There are two other aspects of the near-wall treatment of velocity that deserve attention: one is how we handle the near-wall eddy viscosity and the other is how we handle the vorticity at the wall (in the FDS formulation, the vorticity resides in the advective term of the momentum equation).  For dynamic models of the eddy viscosity which require "test filtering," as we require for our Deardorff model, the near-wall treatment can be tricky.  When the dynamic Smagorinsky model was developed for channel flow, the standard practice was to average the model coefficient in the two homogeneous directions---the streamwise and spanwise directions---leaving the coefficient to vary only in the wall-normal direction.  But in a typical fire scenario we do not have the luxury of homogeneous directions.  Therefore, in the bulk flow, we use a test filter of size 2*dx in all three directions to smooth the velocity field.  This is problematic near the wall.  All attempts to retain the dynamic viscosity near the wall (special test filtering and so on) led to wildly erratic pyrolysis-based fire behavior unless very fine grid resolution was used.  This could not be tolerated, as it basically canceled out all the benefits of using the dynamic model to begin with.  To address this problem, we decided to simply use the constant coefficient Smagorinsky model in the first off-wall grid cell since this model does not require any test filtering.  To overcome the issue of convergence with the constant coefficient Smagorinsky model, we employ Van Driest damping of the mixing length near the wall.

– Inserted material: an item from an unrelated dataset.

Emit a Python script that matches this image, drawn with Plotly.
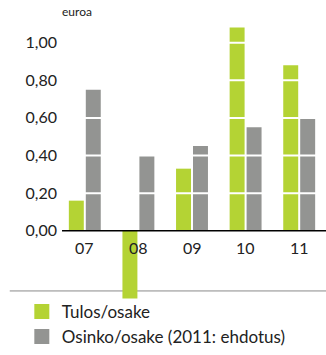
import plotly.graph_objects as go

# Vuosittaiset tunnusluvut (euroa)
years = ["07", "08", "09", "10", "11"]
tulos_osake = [0.16, -0.36, 0.33, 1.08, 0.88]
osinko_osake = [0.75, 0.40, 0.45, 0.55, 0.60]
y_ticks = [0.0, 0.2, 0.4, 0.6, 0.8, 1.0]
y_ticktext = ["0,00", "0,20", "0,40", "0,60", "0,80", "1,00"]
series_names = ["Tulos/osake", "Osinko/osake (2011: ehdotus)"]

GREEN = "#b4d334"
GREY = "#939492"
FONT = "Lato"

fig = go.Figure()
fig.add_trace(go.Bar(x=years, y=tulos_osake, marker_color=GREEN,
                     marker_line_width=0, showlegend=False))
fig.add_trace(go.Bar(x=years, y=osinko_osake, marker_color=GREY,
                     marker_line_width=0, showlegend=False))

# legend entries with larger square swatches
for name, col in zip(series_names, [GREEN, GREY]):
    fig.add_trace(go.Scatter(x=[years[0]], y=[None], mode="markers", name=name,
                             marker=dict(symbol="square", size=15, color=col)))

shapes = []
# white grid lines drawn over the bars
for v in y_ticks[1:]:
    shapes.append(dict(type="line", xref="paper", yref="y", x0=0, x1=1,
                       y0=v, y1=v, line=dict(color="white", width=2),
                       layer="above"))
# baseline at zero
shapes.append(dict(type="line", xref="paper", yref="y", x0=0.015, x1=1,
                   y0=0, y1=0, line=dict(color="black", width=1.5),
                   layer="above"))
# separator between the plot and the legend
shapes.append(dict(type="line", xref="paper", yref="paper", x0=-0.18, x1=1,
                   y0=0.05, y1=0.05, line=dict(color="#8a8a8a", width=1),
                   layer="below"))

# year labels just under the zero line (category index positions)
annotations = [dict(x=i, y=0, xref="x", yref="y", text=lab, showarrow=False,
                    yanchor="top", yshift=-5,
                    font=dict(family=FONT, size=16, color="#222"))
               for i, lab in enumerate(years)]
annotations.append(dict(x=0.07, y=1.0, xref="paper", yref="paper",
                        text="euroa", showarrow=False, yanchor="top",
                        xanchor="center", yshift=3,
                        font=dict(family=FONT, size=12, color="#222")))

fig.update_layout(
    width=326, height=355,
    margin=dict(l=58, r=0, t=5, b=41),
    paper_bgcolor="white", plot_bgcolor="white",
    barmode="group", bargap=0.367, bargroupgap=0.118,
    font=dict(family=FONT, color="#222"),
    xaxis=dict(type="category", categoryorder="array", categoryarray=years,
               range=[-0.5, len(years) - 0.5],
               showticklabels=False, showgrid=False, zeroline=False,
               showline=False, ticks=""),
    yaxis=dict(range=[-0.4, 1.2], tickvals=y_ticks, ticktext=y_ticktext,
               showgrid=False, zeroline=False, showline=False, ticks="",
               tickfont=dict(family=FONT, size=16, color="#222")),
    shapes=shapes, annotations=annotations,
    legend=dict(x=-0.135, y=0.04, xref="paper", yref="paper",
                xanchor="left", yanchor="top", bgcolor="rgba(0,0,0,0)",
                font=dict(family=FONT, size=17, color="#222"),
                itemclick=False),
)

fig.write_html("out.html")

As mentioned, a second important issue related to near-wall flow behavior is the treatment of the vorticity at the wall and at sharp edges.  Given that ventilation is a zeroth-order model parameter (translation: extremely important) and because common practice in fire protection engineering is to use relatively coarse grids, the near-wall value of vorticity has a surprisingly large impact on the overall model performance.  Think of doors and windows (which, let me add, should never be placed on the exterior of the computational domain) in the fire scenario, and imagine that the value of vorticity used at the edge may implicitly change the size of the opening by a cell width (this is basically the difference between a free slip and a no slip boundary condition).  The numerical approximations used to compute the vorticity on the wall or corner edge may effectively change the flow area of the opening.  To make matters worse, this effect is---by its very nature---grid dependent.  Our best attempt to deal with this dilemma has been to explore options for the vorticity "slip condition" while comparing FDS results for a simple test case which has many problematic features.  The case is a 3D flow over a square rib in a periodic channel (ribbed_channel test series in the Verification suite).  In this test we look at the location of the reattachment zone behind the rib, as well as the mean and RMS profiles for streamwise velocity in the wall-normal and streamwise directions.  With h being the height of the rib, we examine grid resolutions from h/dx=2 to h/dx=16.  The best result is found by applying a linear average between no slip and the slip value returned by the wall function.

Last but not least, the convective heat transfer model currently employed by FDS is based on taking the max of natural and forced convection Nusselt number correlations.  An often cited criticism of this approach is that the temperature and velocities used in these correlations are, of course, the "free stream" values in the correlation, but in FDS the values in the first off-wall cell are used.  Despite the obvious shortcomings, no one has yet systematically demonstrated a better alternative, and so these correlations remain the v6 default.  It is fair to say, in fact, that the subject of heat transfer wall functions is very much a research topic in the LES community.  Over the last year, some progress has been made in this area.  For practical fire simulations, the principal developer has been Ezgi Oztekin of the Fire Research Program at William J. Hughes Technical Center.  She implemented into FDS a basic log law heat transfer model and demonstrated the viability of the approach with compartment fire calculations.  On the verification front, Jung-il Choi's group from Yonsei University visited NIST last summer and modified Oztekin's model within FDS to include Prandtl number dependence and compared FDS results with the heated channel DNS results of Kim and Moin (1987).  This work represents the first serious verification study in development of the heat transfer model in FDS.  The results are in the FDS Verification Guide, and for this reason we are reasonably optimistic that the model will survive and become the default in the near future.